> _Data excerpt_
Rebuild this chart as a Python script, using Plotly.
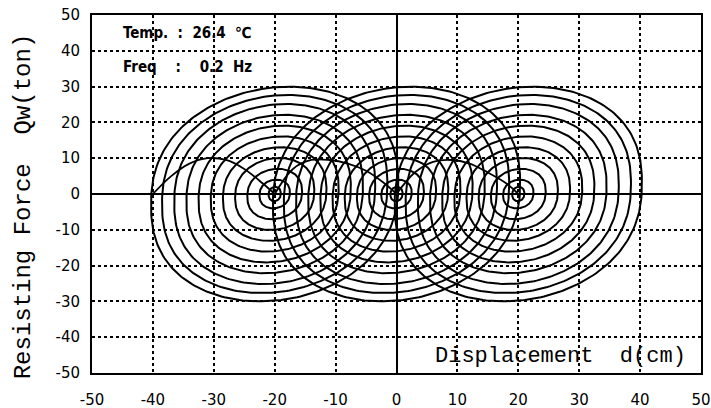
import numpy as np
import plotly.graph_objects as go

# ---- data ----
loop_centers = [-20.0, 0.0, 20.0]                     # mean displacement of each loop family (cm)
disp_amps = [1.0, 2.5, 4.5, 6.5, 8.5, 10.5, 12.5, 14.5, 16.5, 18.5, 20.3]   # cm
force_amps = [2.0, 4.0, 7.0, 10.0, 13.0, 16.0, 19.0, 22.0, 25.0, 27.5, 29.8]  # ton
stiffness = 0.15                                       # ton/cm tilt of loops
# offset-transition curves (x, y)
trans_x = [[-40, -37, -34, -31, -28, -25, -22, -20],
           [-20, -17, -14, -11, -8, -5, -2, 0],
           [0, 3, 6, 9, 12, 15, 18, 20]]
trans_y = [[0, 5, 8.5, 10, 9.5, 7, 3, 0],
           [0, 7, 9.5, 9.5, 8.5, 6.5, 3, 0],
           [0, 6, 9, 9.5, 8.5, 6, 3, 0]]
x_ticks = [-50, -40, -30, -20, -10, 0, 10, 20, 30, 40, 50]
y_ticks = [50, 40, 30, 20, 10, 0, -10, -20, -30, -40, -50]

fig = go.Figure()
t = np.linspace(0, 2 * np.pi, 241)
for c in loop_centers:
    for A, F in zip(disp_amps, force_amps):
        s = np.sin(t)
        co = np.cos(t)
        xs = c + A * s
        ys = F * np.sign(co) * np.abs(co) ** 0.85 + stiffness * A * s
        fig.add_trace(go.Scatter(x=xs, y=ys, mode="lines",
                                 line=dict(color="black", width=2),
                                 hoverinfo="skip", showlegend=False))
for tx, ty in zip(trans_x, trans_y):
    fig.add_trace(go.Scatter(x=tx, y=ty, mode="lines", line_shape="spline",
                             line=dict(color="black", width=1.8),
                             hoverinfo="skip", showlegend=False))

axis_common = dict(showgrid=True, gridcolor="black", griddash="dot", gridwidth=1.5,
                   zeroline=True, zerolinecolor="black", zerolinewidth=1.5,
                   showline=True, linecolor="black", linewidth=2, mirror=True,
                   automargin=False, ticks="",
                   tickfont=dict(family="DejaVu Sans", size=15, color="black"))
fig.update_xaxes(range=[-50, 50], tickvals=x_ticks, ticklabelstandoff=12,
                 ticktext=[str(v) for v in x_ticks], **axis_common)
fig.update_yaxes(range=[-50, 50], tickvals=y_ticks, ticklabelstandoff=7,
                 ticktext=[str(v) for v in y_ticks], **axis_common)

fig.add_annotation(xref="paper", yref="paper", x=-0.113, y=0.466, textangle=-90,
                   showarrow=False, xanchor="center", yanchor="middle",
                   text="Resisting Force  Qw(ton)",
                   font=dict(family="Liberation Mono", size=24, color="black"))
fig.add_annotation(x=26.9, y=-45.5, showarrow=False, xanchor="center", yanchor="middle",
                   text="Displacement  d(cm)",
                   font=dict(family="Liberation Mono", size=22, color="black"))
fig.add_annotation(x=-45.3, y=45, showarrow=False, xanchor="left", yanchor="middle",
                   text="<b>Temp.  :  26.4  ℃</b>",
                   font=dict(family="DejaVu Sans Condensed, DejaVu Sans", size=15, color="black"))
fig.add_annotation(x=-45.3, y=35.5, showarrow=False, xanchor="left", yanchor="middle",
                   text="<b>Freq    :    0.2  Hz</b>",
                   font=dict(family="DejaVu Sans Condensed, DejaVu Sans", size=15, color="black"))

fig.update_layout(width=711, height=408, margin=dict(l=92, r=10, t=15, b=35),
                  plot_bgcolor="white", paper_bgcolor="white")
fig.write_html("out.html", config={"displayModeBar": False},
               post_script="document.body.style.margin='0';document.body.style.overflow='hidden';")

> _What the task asks_
Repeat, word for word and with no pictures, only the lines running from the beginning of the data to the line that contains "import plotly.graph_objects as go".

> _Complete answer_
Rebuild this chart as a Python script, using Plotly.
import numpy as np
import plotly.graph_objects as go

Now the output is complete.